Initially, I was appalled when I read the chapter on buying time. I couldn't believe Badaracco would recommend delaying action. Who isn't frustrated by the obstacles we encounter every day? Hasn't Jack Welch shown us that we need to take action?

Badaracco, however, argues that "When faced with a challenge, effective leaders rarely rush forward with 'The Answer.' Instead, they do something quite at odds with the conventional view of leadership. Instead of charging the hill, they often look for ways to beg, borrow, and steal a little time." Using case studies, Badaracco illustrates his point brilliantly. The new bank branch president under pressure to fire some of his employees found ways to dissipate that pressure by diverting the attention of the CEO. The diversion gave the president time to coach his staff In the end, most of his employees got to keep their jobs, and the ones who left did so voluntarily.

Badaracco explains that most managers play the organizational game of buying time. Though he acknowledges that using such tactics isn't the ideal way to solve problems, Badaracco suggests that their use is often necessary and effective: "Because many big problems can be resolved only by a long series of small efforts, quiet leadership, despite its seemingly slow pace, often turns out to be the quickest way to make an organization--and the world--a better place."

In each chapter, Badaracco accomplishes two primary objectives: 1) help readers recognize and learn from the quiet leaders around them, and 2) offer practical, responsible approaches to difficult, everyday challenges.

Take, for instance, the chapter on drilling down. Badaracco says, "Something important is missing from the stories of heroic leadership. Its absence simplifies these accounts and makes them more vivid and powerful, but does so at the cost of realism and relevance. The missing factor is the technological and bureaucratic complexity that pervades life and work today."

He goes on to explain that Abraham Lincoln didn't have legal experts review the Emancipation Proclamation. Helen Keller's teacher and caretaker, Ann Sullivan, didn't have to negotiate third-parry reimbursement from an insurance company. Yet, in the organizational reality in which we operate, complexity is inevitable. Therefore, if you attempt to model yourself after Lincoln or Sullivan, you're doomed to a sense of failure. Instead, you must take the rime to understand thoroughly the technology, forms, standards, and laws that govern our work. By drilling down into every aspect of a problem, you become an expert and gain the broader perspective needed to craft effective, workable compromises.

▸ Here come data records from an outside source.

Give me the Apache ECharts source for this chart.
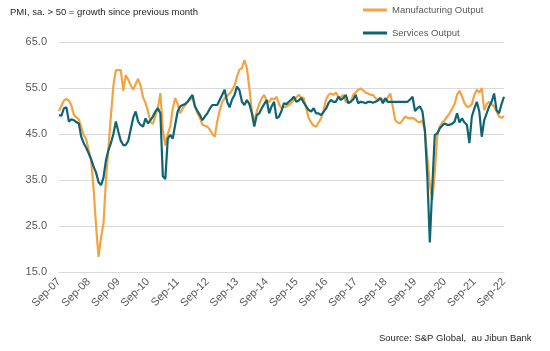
<!DOCTYPE html>
<html>
<head>
<meta charset="utf-8">
<script src="https://cdn.jsdelivr.net/npm/echarts@6/dist/echarts.min.js"></script>
<style>
  html, body { margin: 0; padding: 0; background: #fff; }
  #pmi { width: 550px; height: 351px; }
</style>
</head>
<body>
<div id="pmi"></div>
<script>
// monthly, Sep-07 .. Sep-22
const months = ["Jan", "Feb", "Mar", "Apr", "May", "Jun", "Jul", "Aug", "Sep", "Oct", "Nov", "Dec"];
const categories = [];
for (let k = 0; k < 181; k++) {
  const m = (8 + k) % 12;
  const y = 7 + Math.floor((8 + k) / 12);
  categories.push(months[m] + "-" + String(y).padStart(2, "0"));
}

const yTicks = [15, 25, 35, 45, 55, 65];

const manufacturing = [
  50.0, 51.2, 52.3, 52.6, 52.3, 51.2, 49.2, 48.6, 48.2, 46.5, 44.8, 43.8,
  41.5, 39.3, 33.0, 25.0, 18.3, 22.5, 25.6, 35.0, 42.0, 49.0, 55.5, 58.9,
  58.9, 58.9, 54.4, 57.8, 56.8, 55.6, 54.6, 55.8, 57.0, 55.5, 53.0, 51.7,
  50.0, 47.6, 47.2, 49.0, 50.6, 53.9, 46.0, 42.5, 45.0, 46.6, 50.5, 52.8,
  51.5, 49.5, 50.5, 51.3, 52.0, 52.5, 52.8, 51.0, 49.5, 48.5, 47.0, 46.8,
  46.6, 46.0, 45.0, 44.4, 47.7, 50.0, 52.0, 52.8, 53.3, 53.8, 54.5, 55.5,
  57.5, 59.0, 59.3, 61.1, 59.3, 55.0, 49.9, 47.7, 49.9, 51.5, 52.8, 53.5,
  52.2, 52.0, 52.8, 52.5, 53.1, 51.5, 50.6, 50.8, 51.0, 51.3, 51.8, 52.4,
  53.0, 53.5, 53.0, 52.8, 50.5, 48.5, 47.5, 46.8, 46.6, 47.5, 48.4, 50.0,
  52.5, 53.5, 53.8, 53.5, 54.0, 53.1, 53.0, 53.5, 52.0, 52.0, 52.0, 53.5,
  54.0, 54.6, 54.9, 54.5, 54.0, 53.8, 53.5, 53.5, 52.8, 52.4, 52.8, 52.4,
  52.0, 53.0, 53.8, 51.0, 48.0, 47.5, 47.3, 48.0, 48.8, 48.5, 48.4, 48.5,
  48.2, 47.7, 47.5, 48.0, 45.5, 40.0, 34.0, 30.7, 36.5, 44.5, 46.6, 47.5,
  48.0, 48.8, 49.5, 50.5, 51.5, 53.5, 54.4, 53.2, 51.7, 50.9, 51.0, 51.5,
  53.5, 54.6, 54.0, 55.0, 50.2, 51.5, 52.0, 51.5, 51.0, 49.9, 48.8, 48.5,
  48.9
];

const services = [
  49.1, 49.0, 50.6, 50.8, 47.7, 48.2, 48.0, 47.6, 47.3, 44.4, 43.0, 42.0,
  40.8, 39.5, 37.9, 36.6, 34.5, 33.9, 35.5, 39.3, 41.5, 43.0, 45.0, 47.7,
  45.5, 43.5, 42.6, 42.6, 43.5, 46.0, 48.5, 49.9, 47.7, 47.0, 46.6, 48.4,
  47.3, 48.0, 48.8, 49.9, 50.6, 49.5, 35.8, 35.2, 44.0, 44.8, 44.0, 47.0,
  49.9, 51.0, 51.3, 51.5, 52.0, 52.8, 53.5, 51.0, 50.0, 49.1, 48.0, 48.8,
  49.5, 50.5, 51.3, 51.3, 51.3, 52.4, 53.5, 54.6, 52.0, 50.8, 52.5, 53.5,
  55.3, 54.5, 52.0, 51.3, 52.4, 51.5, 49.5, 46.6, 49.1, 49.5, 50.6, 51.5,
  52.4, 49.5, 51.0, 52.0, 48.4, 48.8, 50.0, 51.7, 51.5, 52.0, 52.5, 53.1,
  52.0, 52.3, 52.8, 51.8, 51.0, 50.2, 49.9, 50.6, 49.5, 49.5, 49.1, 49.8,
  50.5, 51.7, 52.4, 52.0, 52.0, 53.1, 52.4, 52.8, 53.5, 51.7, 52.0, 52.5,
  53.5, 51.7, 52.0, 51.9, 51.7, 52.0, 52.0, 51.8, 52.0, 52.3, 52.8, 51.7,
  52.8, 52.0, 52.0, 52.0, 52.0, 52.0, 52.0, 52.0, 52.0, 52.0, 52.5, 53.1,
  50.0, 50.6, 51.0, 49.9, 45.8, 35.5, 21.4, 33.6, 44.8, 45.1, 46.2, 46.8,
  47.3, 47.0, 47.0, 47.2, 47.7, 49.5, 47.5, 48.4, 47.5, 47.0, 43.0, 48.8,
  50.5, 52.0, 49.9, 44.4, 48.0, 49.5, 51.0, 52.0, 53.8, 50.2, 49.5, 51.5,
  53.1
];

const chartDom = document.getElementById("pmi");
const myChart = echarts.init(chartDom);

const font = "Liberation Sans, Arial, sans-serif";
const small = { fontFamily: font, fontSize: 9.5, fontWeight: "normal" };
const axisTxt = { fontFamily: font, fontSize: 11, color: "#595959" };

const option = {
  animation: false,
  title: [
    {
      text: "PMI, sa. > 50 = growth since previous month",
      left: 10,
      top: 7,
      padding: 0,
      textStyle: { ...small, color: "#262626" },
    },
    {
      text: "Source: S&P Global,  au Jibun Bank",
      left: 379,
      top: 333,
      padding: 0,
      textStyle: { ...small, color: "#262626" },
    },
  ],
  legend: {
    orient: "vertical",
    left: 363,
    top: 5,
    padding: 0,
    itemGap: 13,
    itemWidth: 24,
    itemHeight: 3,
    icon: "rect",
    textStyle: { ...small, color: "#595959" },
    data: ["Manufacturing Output", "Services Output"],
  },
  grid: {
    left: 59,
    right: 46,
    top: 42,
    bottom: 79,
  },
  xAxis: {
    type: "category",
    data: categories,
    boundaryGap: false,
    axisLine: { lineStyle: { color: "#d9d9d9", width: 1 } },
    axisTick: { show: false },
    axisLabel: {
      ...axisTxt,
      interval: 11,
      rotate: 45,
      margin: 8,
    },
  },
  yAxis: {
    type: "value",
    min: yTicks[0],
    max: yTicks[yTicks.length - 1],
    interval: 10,
    axisLine: { show: false },
    axisTick: { show: false },
    axisLabel: {
      ...axisTxt,
      margin: 12,
      formatter: (v) => v.toFixed(1),
    },
    splitLine: { lineStyle: { color: "#d9d9d9", width: 1 } },
  },
  series: [
    {
      name: "Manufacturing Output",
      type: "line",
      data: manufacturing,
      showSymbol: false,
      color: "#f4a340",
      lineStyle: { width: 2.2, color: "#f4a340" },
    },
    {
      name: "Services Output",
      type: "line",
      data: services,
      showSymbol: false,
      color: "#0f6474",
      lineStyle: { width: 2.2, color: "#0f6474" },
    },
  ],
};

option && myChart.setOption(option);
</script>
</body>
</html>
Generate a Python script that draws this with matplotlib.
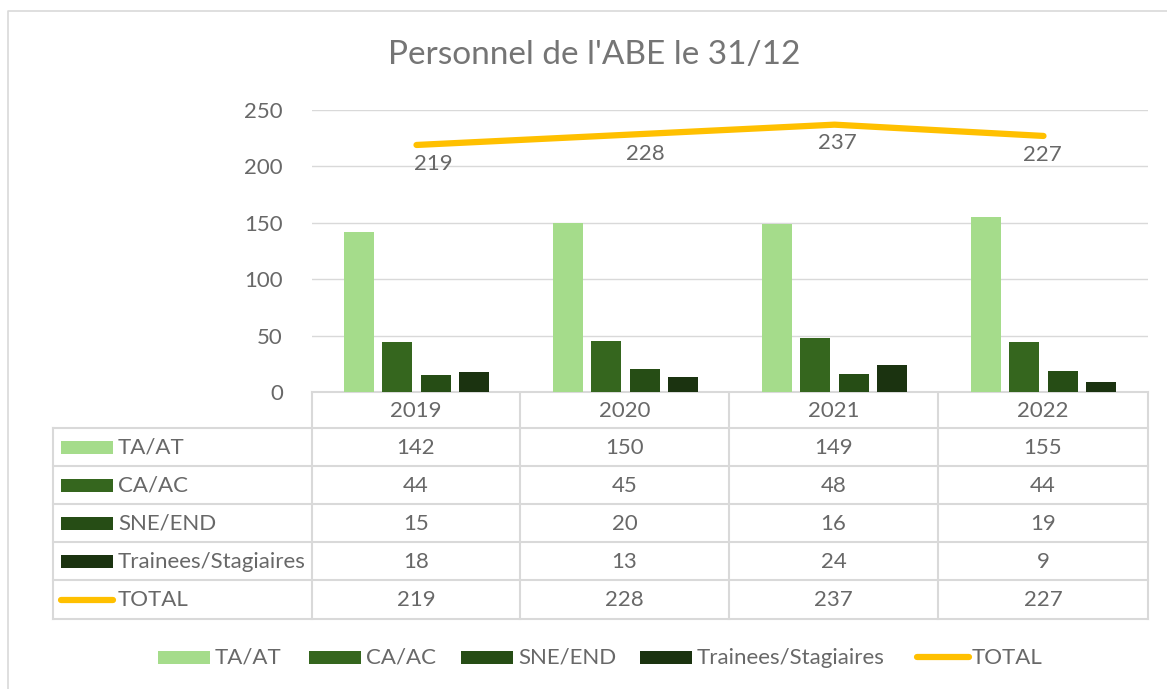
import numpy as np
import matplotlib
matplotlib.use('Agg')
import matplotlib.pyplot as plt
from matplotlib.patches import Rectangle

plt.rcParams['font.family'] = ['Lato', 'DejaVu Sans']

# données
years = ['2019', '2020', '2021', '2022']
series_names = ['TA/AT', 'CA/AC', 'SNE/END', 'Trainees/Stagiaires']
ta_at = [142, 150, 149, 155]
ca_ac = [44, 45, 48, 44]
sne_end = [15, 20, 16, 19]
trainees = [18, 13, 24, 9]
total = [219, 228, 237, 227]
total_name = 'TOTAL'

colors = ['#A5DC8B', '#35661E', '#264D15', '#1B3310']
line_color = '#FFC000'
grid_color = '#D9D9D9'
text_color = '#686868'

W, H = 1167, 689
fig = plt.figure(figsize=(W / 100, H / 100), dpi=100)

# overlay en pixels pour le tableau, la légende et le cadre
ov = fig.add_axes([0, 0, 1, 1])
ov.set_xlim(0, W)
ov.set_ylim(H, 0)
ov.axis('off')

# zone de tracé
x0, x1, ytop, ybot = 312, 1148, 110, 392
ax = fig.add_axes([x0 / W, 1 - ybot / H, (x1 - x0) / W, (ybot - ytop) / H])
ax.set_xlim(-0.5, 3.5)
ax.set_ylim(0, 250)
ax.set_yticks(range(0, 251, 50))
ax.yaxis.grid(True, color=grid_color, lw=1)
ax.set_axisbelow(True)
ax.set_xticks([])
for s in ['top', 'right', 'left']:
    ax.spines[s].set_visible(False)
ax.spines['bottom'].set_color(grid_color)
ax.spines['bottom'].set_linewidth(1.5)
ax.tick_params(axis='y', length=0, pad=21, labelsize=16, labelcolor=text_color)

x = np.arange(len(years))
bw = 0.144
step = 0.183
all_series = [ta_at, ca_ac, sne_end, trainees]
for i, (vals, c) in enumerate(zip(all_series, colors)):
    ax.bar(x + (i - 1.5) * step, vals, width=bw, color=c, zorder=3)

ax.plot(x, total, color=line_color, lw=4.5, solid_capstyle='round', zorder=4)
label_dx = [17, 20, 3, -1]
for xi, v, dx in zip(x, total, label_dx):
    ax.annotate(str(v), (xi, v), xytext=(dx * 0.72, -13.5), textcoords='offset points',
                ha='center', va='center', fontsize=16, color=text_color, zorder=5)

# cadre du graphique
ov.plot([8, 8, W], [H, 11, 11], color=grid_color, lw=1.2)

# tableau de données
col_edges = [312, 520, 729, 938, 1148]
row_edges = [392, 428, 466, 504, 542, 580, 619]
tleft = 53
lw_t = 1.5
for r in row_edges[1:]:
    ov.plot([tleft, col_edges[-1]], [r, r], color=grid_color, lw=lw_t)
for c in col_edges:
    ov.plot([c, c], [row_edges[0], row_edges[-1]], color=grid_color, lw=lw_t)
ov.plot([tleft, tleft], [row_edges[1], row_edges[-1]], color=grid_color, lw=lw_t)

centers = [(a + b) / 2 for a, b in zip(col_edges[:-1], col_edges[1:])]
rows = all_series + [total]
names = series_names + [total_name]
ov_fs = 16
for cx, yr in zip(centers, years):
    ov.text(cx, (row_edges[0] + row_edges[1]) / 2 + 1, yr, ha='center', va='center',
            fontsize=ov_fs, color=text_color)
for ri, (vals, name) in enumerate(zip(rows, names)):
    yc = (row_edges[ri + 1] + row_edges[ri + 2]) / 2
    if ri < 4:
        ov.add_patch(Rectangle((61, yc - 6.5), 52, 13, color=colors[ri], lw=0))
    else:
        ov.plot([61, 113], [yc, yc], color=line_color, lw=4.5, solid_capstyle='round')
    ov.text(118, yc + 1, name, ha='left', va='center', fontsize=ov_fs, color=text_color)
    for cx, v in zip(centers, vals):
        ov.text(cx, yc + 1, str(v), ha='center', va='center', fontsize=ov_fs, color=text_color)

# légende du bas
leg_y = 657
leg_x = [158, 309, 461, 640, 915]
for i, name in enumerate(names):
    lx = leg_x[i]
    if i < 4:
        ov.add_patch(Rectangle((lx, leg_y - 6.5), 52, 13, color=colors[i], lw=0))
    else:
        ov.plot([lx + 2, lx + 54], [leg_y, leg_y], color=line_color, lw=4.5, solid_capstyle='round')
    ov.text(lx + 57, leg_y + 1, name, ha='left', va='center', fontsize=ov_fs, color=text_color)

# titre
ov.text(594, 55, "Personnel de l'ABE le 31/12", ha='center', va='center',
        fontsize=24, color='#757575')

fig.savefig('out.png', dpi=100)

That's the key. The fact is that the most effective leaders are the ones who negotiate compromise. On the one hand, in the American culture, people tend to believe that they should never compromise their values. On the other, if people quit or try to take some dramatic action each time their values are compromised, they run the risk of nor making a difference at all. Each of the case studies in Leading Quietly illustrates that modest, subtle, and more tenacious actions often have a greater impact.